In the September just after their third birthday, we decided to send them both to pre-school instead of Nursery, as the pre-school seemed better suited to the stage they were at.

In the September just after their fourth birthday, we decided to start them both in Reception, in separate classes, and see how it went. At that stage, DD was a year or so behind the other summer born children in her class. She was given an IEP and extra help.

She is now in Y4 and has made huge progress. Her reading age is now slightly ahead of her chronological age.
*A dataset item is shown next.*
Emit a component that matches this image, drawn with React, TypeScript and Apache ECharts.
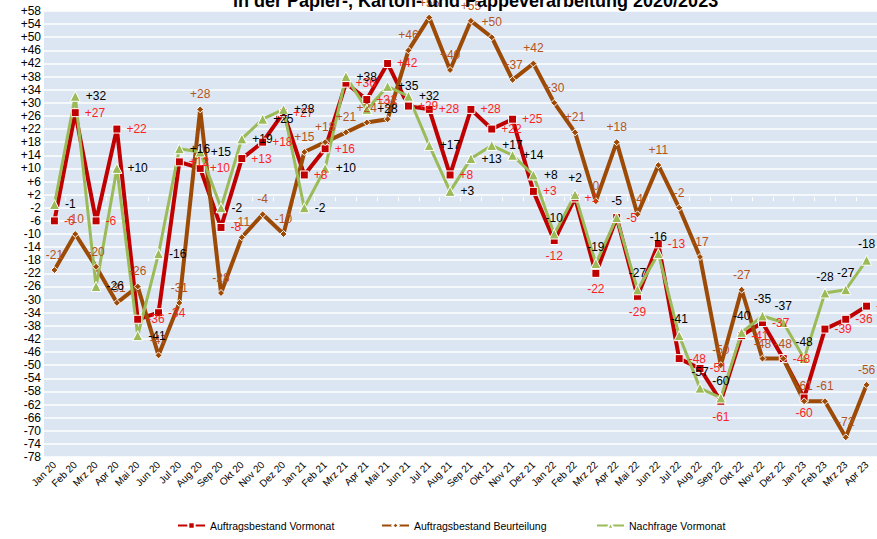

Not only does she no longer need extra help, she has recently moved up to middle sets for Maths, reading and spelling.

Obviously, I can't tell how things would have gone if we had agreed to keeping her down a year, but I have no regrets about letting her start with her chronological year group.

Tiggytape, in the school where I work we have/ have had 4 children who are educated with the year group below their chronological age, on an official basis, 3 due to developmental issues and 1 because his mother and the preschool felt he wasn't ready.

All four are well integrated and popular with their peers. There is no evidence whatsoever about bullying or poor mental health. I cannot understand why a child working with a cohort of children with birthdays one month or less later than theirs should be bullied on that basis, when there is a 12-month range in the class anyway. It all depends on the culture of the school.

I feel that there is a far greater chance of good mental health being achieved by starting school when ready and having a positive experience from the start.

Don't get put off by evidence quoted by an LA to support its and government policy. This one-size-fits-all policy is one of the biggest problems in our education policy. I totally agree that MN could lobby on this point.